[Picture/ China Daily]
Is it the food? The service? The authenticity? The recently released Michelin Guide for Shanghai has stirred new debate about how restaurants are rated, and who's judging, Mike Peters reports.
With the possible exception of Salman Rushdie, no author seems to generate as much fuss as the collective critics of the Michelin Guide.
"Rightly or wrongly, everyone has something to say about the Michelin Guide," writes Debbie Yong, digital editor of the Michelin Guide Singapore. That's especially true when the French company pronounces for the first time on a city's restaurant scene－true in Hong Kong in 2009, and noisily true in Shanghai just last month.
From the internet grousing, few seem happy with the recently unveiled 2017 Shanghai guide. To a degree, this is natural: Read the letters to the editor of any publication or the online comments after any story, and you find the fusspots－not posts like "What a nice article!"
Some criticism comes from misunderstanding what the Michelin Guide does－and doesn't－do.
"We'll let you in on a little fact not everyone realizes," Yong says: "There is no such thing as a Michelin-starred chef."
That statement may amaze many on the Chinese mainland, since the phrase falls like confetti from restaurant ads and media releases when celebrity chefs come to Beijing or Shanghai. (Full disclosure: I've written it myself in articles for this newspaper.)
However, world-class meals are often the collective efforts of an entire kitchen team, and not one man (or woman) alone.
"The guide is updated annually and restaurants can lose their stars if they close during the year of assessment, or if they do not maintain their standards over the year," Yong writes. "Chefs cannot take off with the stars, nor do the stars transfer to another restaurant owned by the same chef."
But the idea lingers－and stirs controversy.

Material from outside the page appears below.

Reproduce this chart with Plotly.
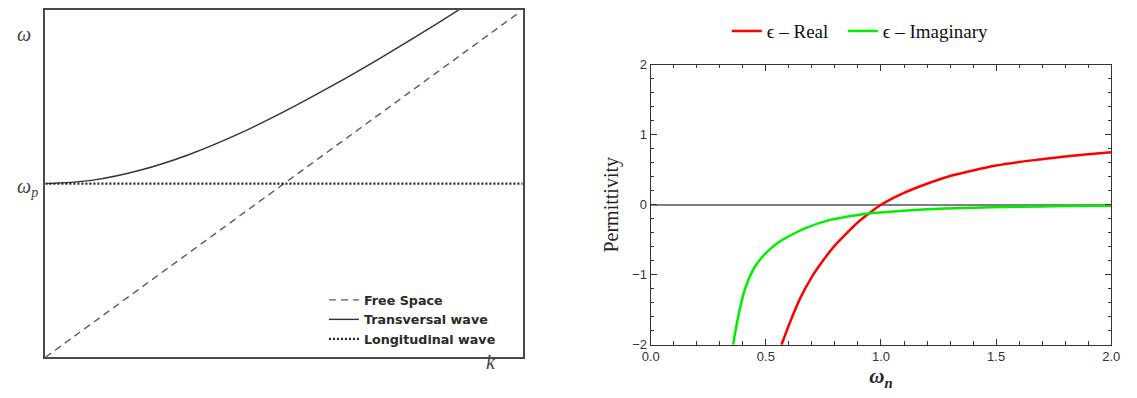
import plotly.graph_objects as go

# ---------------- data: left panel (dispersion relation) ----------------
k_free = [0.0, 0.99]
w_free = [0.0, 0.99]

k_trans = [0.0, 0.1, 0.2, 0.3, 0.4, 0.5, 0.6, 0.7, 0.8, 0.866]
w_trans = [0.500, 0.510, 0.539, 0.583, 0.640, 0.707, 0.781, 0.860, 0.943, 1.000]

k_long = [0.0, 1.0]
w_long = [0.50, 0.50]

# ---------------- data: right panel (permittivity) ----------------
wn_real = [0.568, 0.60, 0.65, 0.70, 0.75, 0.80, 0.85, 0.90, 0.95, 1.0,
           1.1, 1.2, 1.3, 1.4, 1.5, 1.6, 1.7, 1.8, 1.9, 2.0]
eps_real = [-2.0, -1.72, -1.33, -1.03, -0.79, -0.58, -0.41, -0.25, -0.12, 0.0,
            0.17, 0.30, 0.41, 0.49, 0.56, 0.61, 0.65, 0.69, 0.72, 0.75]

wn_imag = [0.358, 0.38, 0.41, 0.45, 0.50, 0.55, 0.60, 0.675, 0.775, 0.90,
           1.0, 1.2, 1.4, 1.6, 1.8, 2.0]
eps_imag = [-2.0, -1.60, -1.20, -0.90, -0.69, -0.55, -0.45, -0.33, -0.22, -0.145,
            -0.11, -0.065, -0.042, -0.028, -0.019, -0.013]

x_ticks = [0.0, 0.5, 1.0, 1.5, 2.0]
x_tick_text = ["0.0", "0.5", "1.0", "1.5", "2.0"]
y_ticks = [-2, -1, 0, 1, 2]

SERIF = "Liberation Serif"
SANS = "Liberation Sans"
LEG = "DejaVu Sans"

W, H = 1137, 398


def px(x):
    return x / W


def py(y):
    return 1 - y / H


fig = go.Figure()

# left panel traces
fig.add_trace(go.Scatter(x=k_free, y=w_free, mode="lines", name="<b>Free Space</b>",
                         line=dict(color="#5a5a5a", width=1.4, dash="7px,5px"),
                         xaxis="x", yaxis="y", legend="legend2"))
fig.add_trace(go.Scatter(x=k_trans, y=w_trans, mode="lines", name="<b>Transversal wave</b>",
                         line=dict(color="#333333", width=1.4, shape="spline"),
                         xaxis="x", yaxis="y", legend="legend2"))
fig.add_trace(go.Scatter(x=k_long, y=w_long, mode="lines", name="<b>Longitudinal wave</b>",
                         line=dict(color="#222222", width=2.2, dash="2px,2px"),
                         xaxis="x", yaxis="y", legend="legend2"))

# right panel traces
fig.add_trace(go.Scatter(x=wn_real, y=eps_real, mode="lines", name="ϵ – Real\u00a0\u00a0",
                         line=dict(color="#ff0000", width=2.5, shape="spline"),
                         xaxis="x2", yaxis="y2", legend="legend"))
fig.add_trace(go.Scatter(x=wn_imag, y=eps_imag, mode="lines", name="ϵ – Imaginary",
                         line=dict(color="#00ee00", width=2.5, shape="spline"),
                         xaxis="x2", yaxis="y2", legend="legend"))

fig.update_layout(
    width=W, height=H,
    margin=dict(l=0, r=0, t=0, b=0),
    paper_bgcolor="white", plot_bgcolor="white",
    showlegend=True,
    xaxis=dict(domain=[px(37), px(522)], range=[0, 1], showticklabels=False, ticks="",
               showgrid=False, zeroline=False, showline=True, mirror=True,
               linecolor="#4a4a4a", linewidth=1.5, fixedrange=True),
    yaxis=dict(domain=[py(364), py(3)], range=[0, 1], showticklabels=False, ticks="",
               showgrid=False, zeroline=False, showline=True, mirror=True,
               linecolor="#4a4a4a", linewidth=1.5, fixedrange=True),
    xaxis2=dict(domain=[px(652), px(1120)], range=[0, 2], anchor="y2",
                tickvals=x_ticks, ticktext=x_tick_text, ticks="inside", ticklen=6, tickwidth=1,
                tickcolor="#333", mirror="allticks", showline=True, linecolor="#333", linewidth=1.2,
                showgrid=False, zeroline=False,
                minor=dict(dtick=0.1, ticks="inside", ticklen=3.5, tickwidth=1, tickcolor="#333"),
                tickfont=dict(family=SANS, size=13, color="#333"),
                title=dict(text="<b><i>ω<sub>n</sub></i></b>", font=dict(family=SERIF, size=21, color="#222"),
                           standoff=3)),
    yaxis2=dict(domain=[py(351), py(60)], range=[-2, 2], anchor="x2",
                tickvals=y_ticks, ticks="inside", ticklen=6, tickwidth=1,
                tickcolor="#333", mirror="allticks", showline=True, linecolor="#333", linewidth=1.2,
                showgrid=False, zeroline=True, zerolinecolor="#808080", zerolinewidth=2,
                minor=dict(dtick=0.2, ticks="inside", ticklen=3.5, tickwidth=1, tickcolor="#333"),
                tickfont=dict(family=SANS, size=13, color="#333"),
                title=dict(text="Permittivity", font=dict(family=SERIF, size=20, color="#222"),
                           standoff=8)),
    legend=dict(orientation="h", x=px(865), xanchor="center", y=py(25), yanchor="middle",
                font=dict(family=SERIF, size=19, color="#111"), bgcolor="rgba(0,0,0,0)",
                borderwidth=0),
    legend2=dict(orientation="v", x=px(320), xanchor="left", y=py(289), yanchor="top",
                 font=dict(family=LEG, size=12.7, color="#2a2a2a"), bgcolor="rgba(0,0,0,0)",
                 borderwidth=0, tracegroupgap=0),
    annotations=[
        dict(text="<i>ω</i>", x=px(15), y=py(15), xref="paper", yref="paper",
             xanchor="center", showarrow=False, font=dict(family=SERIF, size=20, color="#444")),
        dict(text="<i>ω<sub>p</sub></i>", x=px(19), y=py(188), xref="paper", yref="paper",
             xanchor="center", showarrow=False, font=dict(family=SERIF, size=20, color="#444")),
        dict(text="<i>k</i>", x=px(490), y=py(382), xref="paper", yref="paper",
             xanchor="center", showarrow=False, font=dict(family=SERIF, size=20, color="#444")),
    ],
)

fig.write_html("out.html")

T'ang Court, the Chinese restaurant at the Langham hotel, scooped up the only three-star rating for the entire city. A chorus of naysayers insist the award is based on the three-star glow of its sister restaurant in Hong Kong, suggesting that the Shanghai version isn't as good. On the other hand, other critics complained that Shanghai's Otto e Mezzo garnered only two stars even though the Hong Kong original is a perennial three-star winner.
While some chefs have suggested that the awarding fo stars wasn't consistent with Michelin standards, others aren't sure that they should be. The Hong Kong and Singapore editions recently broke new ground for Michelin by including street food－a move lauded by some as culturally savvy but panned by others who found it condescending.